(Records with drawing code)
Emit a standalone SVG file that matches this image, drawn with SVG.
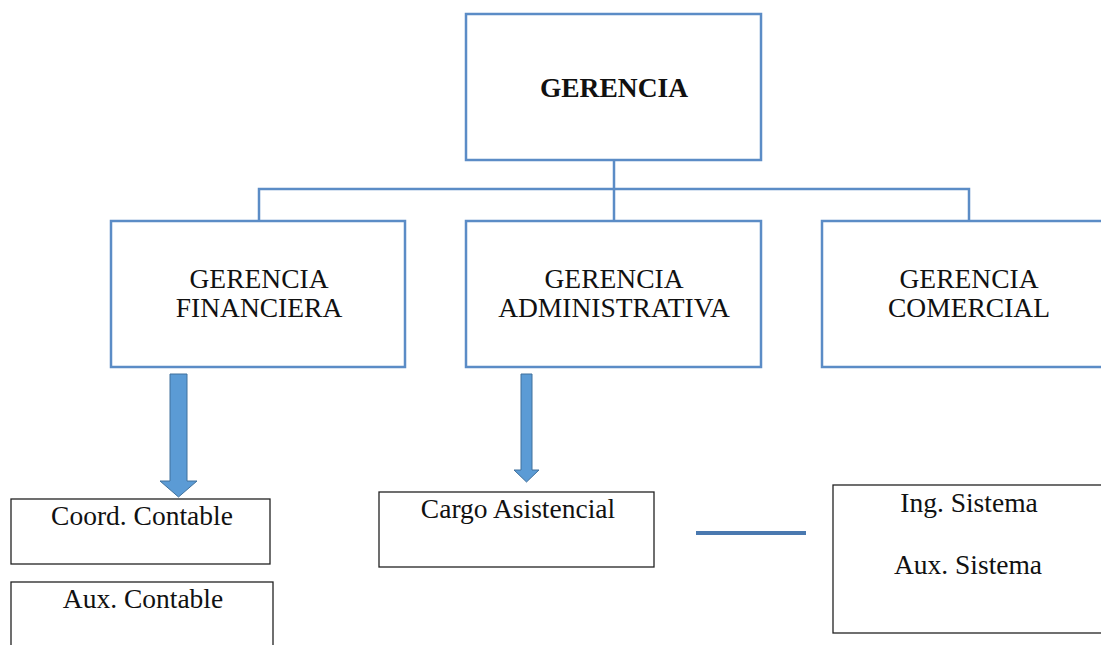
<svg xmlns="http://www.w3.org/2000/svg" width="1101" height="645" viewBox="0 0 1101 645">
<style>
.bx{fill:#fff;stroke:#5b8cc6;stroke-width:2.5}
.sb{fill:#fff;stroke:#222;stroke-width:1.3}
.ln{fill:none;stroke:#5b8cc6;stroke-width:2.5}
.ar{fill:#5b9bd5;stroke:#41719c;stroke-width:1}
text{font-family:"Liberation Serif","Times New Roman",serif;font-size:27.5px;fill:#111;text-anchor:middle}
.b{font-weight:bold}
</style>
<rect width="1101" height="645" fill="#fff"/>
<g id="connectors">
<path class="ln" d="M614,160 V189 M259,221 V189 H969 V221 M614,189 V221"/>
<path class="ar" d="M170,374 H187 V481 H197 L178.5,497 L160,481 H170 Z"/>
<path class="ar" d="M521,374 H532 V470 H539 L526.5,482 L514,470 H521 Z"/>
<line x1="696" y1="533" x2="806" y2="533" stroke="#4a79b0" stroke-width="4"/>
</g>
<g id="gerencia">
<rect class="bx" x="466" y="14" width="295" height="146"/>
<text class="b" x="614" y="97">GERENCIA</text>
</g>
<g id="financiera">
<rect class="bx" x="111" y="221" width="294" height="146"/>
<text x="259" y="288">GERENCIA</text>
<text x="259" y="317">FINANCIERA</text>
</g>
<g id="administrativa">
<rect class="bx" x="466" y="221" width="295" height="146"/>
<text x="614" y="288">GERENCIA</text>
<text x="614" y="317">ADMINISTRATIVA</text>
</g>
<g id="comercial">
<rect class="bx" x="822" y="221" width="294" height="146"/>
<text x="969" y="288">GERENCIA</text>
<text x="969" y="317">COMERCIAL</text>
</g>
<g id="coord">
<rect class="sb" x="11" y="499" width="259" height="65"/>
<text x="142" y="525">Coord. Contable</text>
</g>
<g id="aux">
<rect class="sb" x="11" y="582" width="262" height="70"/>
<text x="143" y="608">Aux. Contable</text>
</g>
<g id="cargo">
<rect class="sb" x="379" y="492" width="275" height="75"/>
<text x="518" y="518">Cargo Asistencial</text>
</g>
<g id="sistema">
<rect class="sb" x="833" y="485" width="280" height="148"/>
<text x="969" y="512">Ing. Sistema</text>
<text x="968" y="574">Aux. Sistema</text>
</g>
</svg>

==

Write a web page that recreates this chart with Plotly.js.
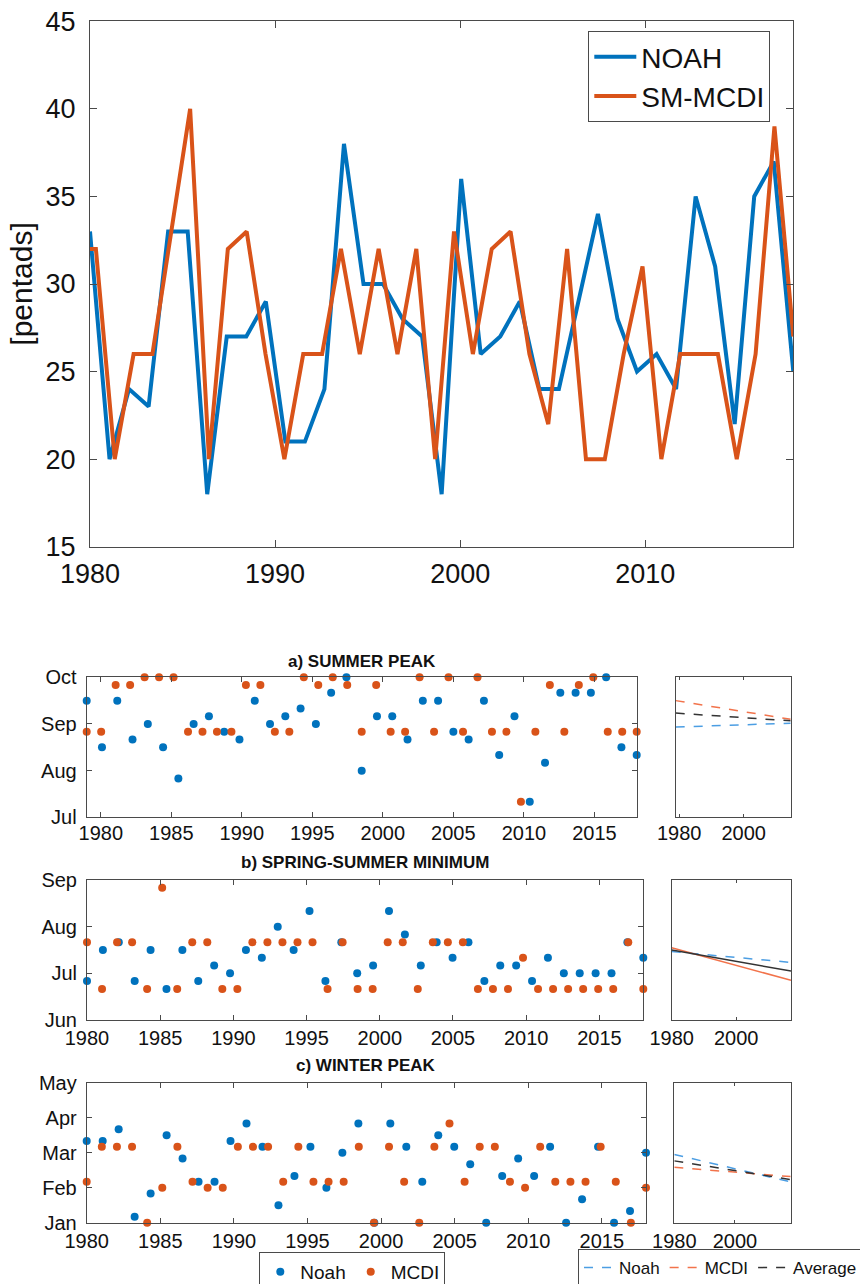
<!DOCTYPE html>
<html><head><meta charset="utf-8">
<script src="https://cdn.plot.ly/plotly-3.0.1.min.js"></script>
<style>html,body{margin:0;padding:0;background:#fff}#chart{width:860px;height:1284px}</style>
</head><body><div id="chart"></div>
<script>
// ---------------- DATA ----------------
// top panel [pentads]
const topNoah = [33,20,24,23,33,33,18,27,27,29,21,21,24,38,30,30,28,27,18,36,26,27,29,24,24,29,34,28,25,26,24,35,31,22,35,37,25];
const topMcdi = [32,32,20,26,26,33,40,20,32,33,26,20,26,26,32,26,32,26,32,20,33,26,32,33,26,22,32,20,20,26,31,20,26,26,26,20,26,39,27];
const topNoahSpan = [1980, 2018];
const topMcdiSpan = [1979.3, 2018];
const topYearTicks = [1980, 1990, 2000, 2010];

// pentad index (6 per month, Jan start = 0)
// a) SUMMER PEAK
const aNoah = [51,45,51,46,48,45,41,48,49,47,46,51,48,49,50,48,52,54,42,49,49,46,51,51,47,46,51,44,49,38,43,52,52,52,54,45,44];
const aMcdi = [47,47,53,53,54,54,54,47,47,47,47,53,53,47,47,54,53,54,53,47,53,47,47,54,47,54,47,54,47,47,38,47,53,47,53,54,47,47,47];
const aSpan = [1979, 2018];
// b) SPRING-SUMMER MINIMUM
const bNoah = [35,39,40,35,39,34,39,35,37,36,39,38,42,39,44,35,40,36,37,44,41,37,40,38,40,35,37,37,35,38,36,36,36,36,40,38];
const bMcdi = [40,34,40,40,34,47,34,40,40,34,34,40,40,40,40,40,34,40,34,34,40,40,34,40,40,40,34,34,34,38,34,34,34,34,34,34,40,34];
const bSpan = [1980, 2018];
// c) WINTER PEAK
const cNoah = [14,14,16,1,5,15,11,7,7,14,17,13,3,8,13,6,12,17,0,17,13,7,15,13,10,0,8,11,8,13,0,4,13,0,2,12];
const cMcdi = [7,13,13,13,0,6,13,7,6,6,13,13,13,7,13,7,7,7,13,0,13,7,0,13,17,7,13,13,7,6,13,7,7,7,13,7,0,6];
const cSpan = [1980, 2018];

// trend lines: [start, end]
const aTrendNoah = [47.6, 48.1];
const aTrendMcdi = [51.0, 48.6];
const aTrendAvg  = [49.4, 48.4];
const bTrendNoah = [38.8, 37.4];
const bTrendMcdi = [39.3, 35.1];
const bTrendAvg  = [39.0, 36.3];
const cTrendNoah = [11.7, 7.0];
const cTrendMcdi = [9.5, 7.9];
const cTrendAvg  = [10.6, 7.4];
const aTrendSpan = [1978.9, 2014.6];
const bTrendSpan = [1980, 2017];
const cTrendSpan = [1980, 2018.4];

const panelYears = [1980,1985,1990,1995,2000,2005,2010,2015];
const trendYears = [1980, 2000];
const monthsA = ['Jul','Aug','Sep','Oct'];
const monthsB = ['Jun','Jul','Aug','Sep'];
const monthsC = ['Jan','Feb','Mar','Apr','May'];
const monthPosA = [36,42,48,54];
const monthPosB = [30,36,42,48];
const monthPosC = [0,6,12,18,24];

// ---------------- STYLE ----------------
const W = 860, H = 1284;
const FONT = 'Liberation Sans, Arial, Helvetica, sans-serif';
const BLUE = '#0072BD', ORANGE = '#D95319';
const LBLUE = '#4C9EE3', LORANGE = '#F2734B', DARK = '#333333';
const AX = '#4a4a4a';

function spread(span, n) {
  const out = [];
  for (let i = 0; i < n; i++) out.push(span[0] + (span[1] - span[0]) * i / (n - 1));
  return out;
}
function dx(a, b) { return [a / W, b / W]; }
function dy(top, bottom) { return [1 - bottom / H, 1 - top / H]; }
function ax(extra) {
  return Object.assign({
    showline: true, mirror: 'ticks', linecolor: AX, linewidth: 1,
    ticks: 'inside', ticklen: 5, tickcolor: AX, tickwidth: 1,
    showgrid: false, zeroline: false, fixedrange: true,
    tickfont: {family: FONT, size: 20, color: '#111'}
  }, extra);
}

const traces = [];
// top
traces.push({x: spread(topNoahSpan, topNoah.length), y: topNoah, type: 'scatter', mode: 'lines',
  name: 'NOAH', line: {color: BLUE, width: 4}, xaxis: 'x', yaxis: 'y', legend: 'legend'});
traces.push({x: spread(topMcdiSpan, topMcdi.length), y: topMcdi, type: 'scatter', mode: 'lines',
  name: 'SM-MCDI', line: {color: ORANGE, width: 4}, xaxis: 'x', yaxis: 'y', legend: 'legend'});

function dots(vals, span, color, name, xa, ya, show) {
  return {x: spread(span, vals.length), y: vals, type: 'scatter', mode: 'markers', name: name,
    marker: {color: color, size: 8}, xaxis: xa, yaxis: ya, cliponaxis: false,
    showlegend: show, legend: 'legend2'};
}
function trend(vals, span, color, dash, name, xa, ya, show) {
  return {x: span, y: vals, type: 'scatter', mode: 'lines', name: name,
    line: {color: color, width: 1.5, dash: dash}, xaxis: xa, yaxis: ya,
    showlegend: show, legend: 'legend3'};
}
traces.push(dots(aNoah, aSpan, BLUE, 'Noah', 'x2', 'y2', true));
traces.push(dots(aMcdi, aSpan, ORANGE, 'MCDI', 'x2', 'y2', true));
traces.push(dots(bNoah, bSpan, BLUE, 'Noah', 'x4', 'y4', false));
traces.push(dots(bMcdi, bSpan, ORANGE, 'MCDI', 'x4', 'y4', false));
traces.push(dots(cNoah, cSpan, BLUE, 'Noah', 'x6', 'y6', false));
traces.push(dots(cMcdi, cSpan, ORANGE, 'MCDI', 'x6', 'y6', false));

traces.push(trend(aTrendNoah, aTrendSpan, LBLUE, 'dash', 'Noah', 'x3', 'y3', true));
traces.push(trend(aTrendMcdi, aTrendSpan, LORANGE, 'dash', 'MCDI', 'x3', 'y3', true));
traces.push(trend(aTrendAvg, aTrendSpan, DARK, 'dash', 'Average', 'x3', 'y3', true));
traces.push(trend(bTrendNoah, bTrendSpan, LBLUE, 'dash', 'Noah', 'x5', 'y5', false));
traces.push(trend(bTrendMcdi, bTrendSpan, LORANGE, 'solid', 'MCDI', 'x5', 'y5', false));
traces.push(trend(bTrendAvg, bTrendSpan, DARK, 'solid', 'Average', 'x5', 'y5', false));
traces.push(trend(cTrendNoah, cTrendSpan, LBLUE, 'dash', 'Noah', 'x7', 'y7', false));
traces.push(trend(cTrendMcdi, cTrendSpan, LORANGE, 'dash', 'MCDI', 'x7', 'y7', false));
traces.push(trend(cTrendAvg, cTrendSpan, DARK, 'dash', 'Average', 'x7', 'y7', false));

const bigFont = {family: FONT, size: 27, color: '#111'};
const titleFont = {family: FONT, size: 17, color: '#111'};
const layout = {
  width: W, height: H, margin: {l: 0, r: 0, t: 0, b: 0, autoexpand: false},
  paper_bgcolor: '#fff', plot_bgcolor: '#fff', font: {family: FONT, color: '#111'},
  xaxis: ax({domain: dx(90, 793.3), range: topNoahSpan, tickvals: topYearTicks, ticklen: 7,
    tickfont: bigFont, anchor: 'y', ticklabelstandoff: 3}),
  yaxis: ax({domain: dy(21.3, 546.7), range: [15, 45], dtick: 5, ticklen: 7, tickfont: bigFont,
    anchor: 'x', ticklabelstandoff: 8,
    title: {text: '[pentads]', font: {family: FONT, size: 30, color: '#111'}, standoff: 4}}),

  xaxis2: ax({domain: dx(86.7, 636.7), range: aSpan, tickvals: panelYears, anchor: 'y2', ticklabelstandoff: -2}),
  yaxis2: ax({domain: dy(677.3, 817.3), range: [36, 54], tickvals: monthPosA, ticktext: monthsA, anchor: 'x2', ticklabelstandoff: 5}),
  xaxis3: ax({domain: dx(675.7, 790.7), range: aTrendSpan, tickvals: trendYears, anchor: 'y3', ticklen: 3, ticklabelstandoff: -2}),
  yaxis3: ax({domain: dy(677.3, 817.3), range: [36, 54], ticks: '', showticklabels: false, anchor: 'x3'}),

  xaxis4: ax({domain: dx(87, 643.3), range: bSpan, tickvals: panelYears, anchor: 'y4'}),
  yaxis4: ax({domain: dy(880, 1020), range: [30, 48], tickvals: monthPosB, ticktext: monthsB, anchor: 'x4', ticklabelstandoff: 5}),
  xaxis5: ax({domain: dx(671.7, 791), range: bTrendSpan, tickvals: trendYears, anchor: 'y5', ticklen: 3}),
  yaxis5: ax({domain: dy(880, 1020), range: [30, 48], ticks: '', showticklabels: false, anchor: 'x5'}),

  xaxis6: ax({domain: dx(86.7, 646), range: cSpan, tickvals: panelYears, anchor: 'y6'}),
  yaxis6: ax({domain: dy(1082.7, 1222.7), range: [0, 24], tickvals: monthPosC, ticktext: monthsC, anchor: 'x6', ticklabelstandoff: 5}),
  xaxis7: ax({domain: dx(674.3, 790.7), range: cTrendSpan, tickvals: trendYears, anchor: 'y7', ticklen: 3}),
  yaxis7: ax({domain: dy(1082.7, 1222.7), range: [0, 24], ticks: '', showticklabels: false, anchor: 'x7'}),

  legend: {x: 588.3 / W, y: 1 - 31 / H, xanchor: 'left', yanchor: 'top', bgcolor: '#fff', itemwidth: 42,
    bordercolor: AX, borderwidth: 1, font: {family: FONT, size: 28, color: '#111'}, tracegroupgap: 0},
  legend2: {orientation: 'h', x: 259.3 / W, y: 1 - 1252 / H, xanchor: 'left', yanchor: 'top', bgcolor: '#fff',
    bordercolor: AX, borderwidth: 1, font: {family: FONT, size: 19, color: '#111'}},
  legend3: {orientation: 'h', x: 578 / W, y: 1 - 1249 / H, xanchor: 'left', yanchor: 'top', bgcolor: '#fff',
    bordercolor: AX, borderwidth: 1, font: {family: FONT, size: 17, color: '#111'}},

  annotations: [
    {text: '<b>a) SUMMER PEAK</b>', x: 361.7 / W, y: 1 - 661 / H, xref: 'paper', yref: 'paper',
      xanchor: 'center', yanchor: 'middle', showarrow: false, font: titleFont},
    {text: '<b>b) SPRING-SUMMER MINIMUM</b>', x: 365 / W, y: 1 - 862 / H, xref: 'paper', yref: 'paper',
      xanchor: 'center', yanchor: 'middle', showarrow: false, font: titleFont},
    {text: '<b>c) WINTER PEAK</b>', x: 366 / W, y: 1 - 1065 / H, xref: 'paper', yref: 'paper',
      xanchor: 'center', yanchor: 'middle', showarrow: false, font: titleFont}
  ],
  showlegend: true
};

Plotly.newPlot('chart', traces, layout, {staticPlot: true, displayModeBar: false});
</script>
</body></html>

- [Set task]: Pick out all lines from the data above in which the word "this" appears.

- [Expected output]:
Emit a standalone SVG file that matches this image, drawn with SVG.
Write a web page that recreates this chart with Plotly.js.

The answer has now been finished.